One of the main projects Andris developed in that context was the coordination of a 4 volume History of the University in Europe that drew on the common past of institutional development since the 11th century until 1992 and the creation of the European Union. This work was published by Cambridge University Press and later translated into German, Spanish, Portuguese, Chinese, and Russian. The purpose was to give universities a sense of their common history all over Europe. This intellectual commitment was also the frame of present-day activities, in particular what became known as the Bologna process (1999) which fostered the creation of coordinated tools of assessment that would allow the mobility of students beyond national borders. This enabled young people to build up European commitment simply by moving over national and linguistic borders in order to test their belonging to a common culture bridging all sides of the continent. This was the followup of the Erasmus program that began in 1987 under the aegis of the European Community in Brussels. The Bologna process extended its reach to 46 countries, including Russia, Ukraine, Turkey or Georgia, and Armenia.

In 2002, Andris left the European University Association, the new name of the European Rectors’ Conference, and developed until 2007, when he retired, a program based in the University of Bologna, the Observatory of University Fundamental Values, a mediation centre acting as an ombudsman between university leaders and stakeholders tempted to infringe on academic freedom: this led to a discrete diplomacy between political or economic representatives and university leaders that focused on the various temptations - economic, political, and academic - that could downgrade academic identity when institutions tried to adjust to their local or national environment.

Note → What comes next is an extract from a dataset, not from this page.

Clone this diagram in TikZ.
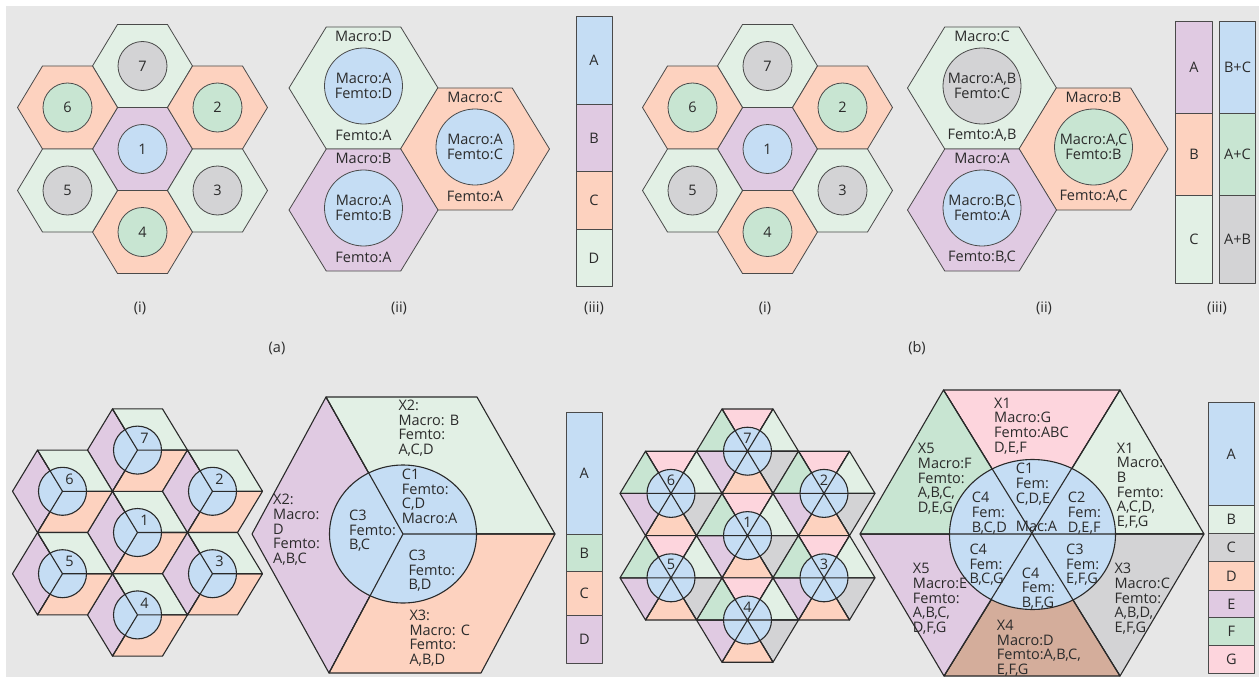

Barbara Vacarr, PhD is a psychologist, adult educator and organizational consultant. She recently retired as CEO of Kripalu Center for Yoga and Health and is a former President and CEO of Goddard College. Barbara was a thought leader for, where she served as ambassador and strategist for progressive higher education. As an Associate Professor at Lesley University, she was Founding Director of the first hybrid competency-based PhD program in Adult Learning. She was named in 2015 one of 50 “Influencers in Aging in America” by PBS’s Next Avenue. She is the founder of an Intergenerational Women’s Mentoring Collective, served as an interviewer for USC’s Shoah Foundation Visual History Project and led the grant funded Cambodian Youth and Missing History Project.  Barbara is a regular contributor to Huffington Post’s Thrive Global.

Edgar Mora Altamirano, MPA was mayor of Curridabat between 2007 and 2018 and Minister of Education between 2018 and 2019. He studied journalism at the Universidad Latina de Costa Rica, urban planning at the Latin American Faculty of Social Sciences (FLACSO) and public administration at Harvard University. Under his administration, the Municipality of Curridabat received the Chapter Award for Best City Plan from the Congress for New Urbanism (CNU), the Most Inspiring Initiative of the UN-Habitat New Urban Agenda, the Prix Mondiaux de L'Innovation Urbaine «Smart Cities» from the Le Monde newspaper and International Urban Development Association (INTA) and Social and Environmental Sustainability of the Smart Cities Expo Congress.